Was looking to buy this stock on earnings, then read the fine print and see they are going to completely write off goodwill. This would result in a $2.6 million loss in assets, but would also require a reduction in Stockholder's Equity of $2.6 million, which I believe would come as a one time expense. They claim it does not affect this past earnings quarter, but will it be charged as a one time expense in the next one?
I just simply have to laugh at the nay-sayers. I've been watching this company and buying it for over 3 years. I've listen to all the smack about the lying CEO, smoke and mirrors, etc. and still I've found things to pretty much hold true to what the CEO has said. In the mean time, I've now had a 10 bagger and am still looking at making lots more money. Ya all can still act like chicken little and ignore the facts. Maybe if you want to day trade you might lose something. But hold on for the ride. People have continued to state that the revs are a concern. However, since the CEO announced a few years ago about the new direction they are taking, they have now come to a place where year over year revs are on the uptick. They are up 4.6 percent over the fourth quarter last year. The change is now steaming ahead. Yes, somethings have been tried and not worked, yes, there have been a couple of things that hurt the share holders, but, in the long term this position is trending up. Go ahead and call me names and say how stupid I am. Point to the distant past. Me, I'll hold for the long term. I believed the CEO when he presented his ideas for change and believe Peter Lynch when he said to look for a company who are implimenting ideas of change. And lastly, when all logic fails and you rebut this, please don't resort to "you're an insider, pumper, etc." It makes you look really ignorant. Happy money making.

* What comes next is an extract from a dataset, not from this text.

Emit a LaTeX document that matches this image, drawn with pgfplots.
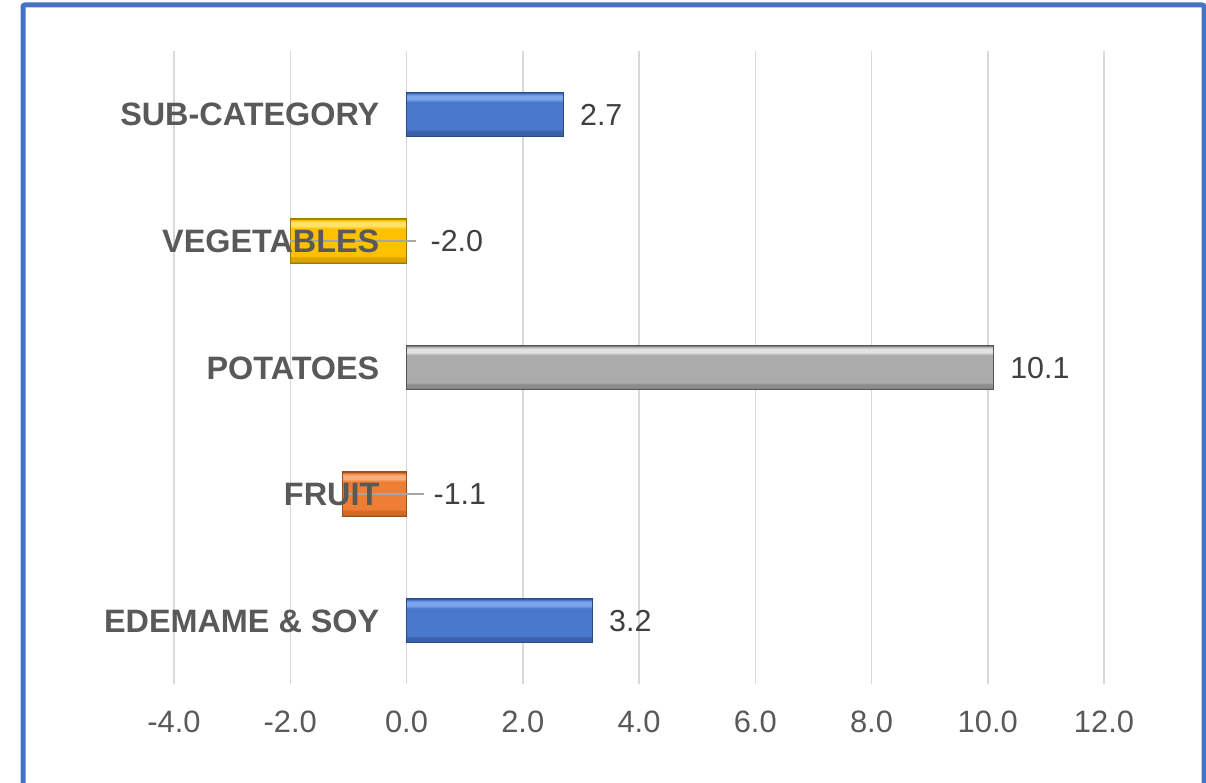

Writing off goodwill will affect the balance sheet but is a non-cash transaction and should be added back into the cash flow to find the true amount of cash the company is producing. If someone had 12 million dollars and bought the company as of today they would be getting 4.43 million every year on their purchase. That's not a return, that's a crime!
Goldman Sachs wrote off an amount that was immaterial compared to the size of its earnings. This will destroy any chance of profitability next quarter. Look at GMTI.OB earning's report for Sept. 09. Only small company I know to have written off goodwill lately. It occurs as a non-recurring charge on the income statement, and decreases net income by the full amount. So if LBIX is bragging of a $1.1 million or $0.30/share profit, you need to be aware of the $2.6 million or $0.71/share loss in assets LBIX is about to take!!!!
The next earnings report should show the damage, and temper any rally this stock should have today.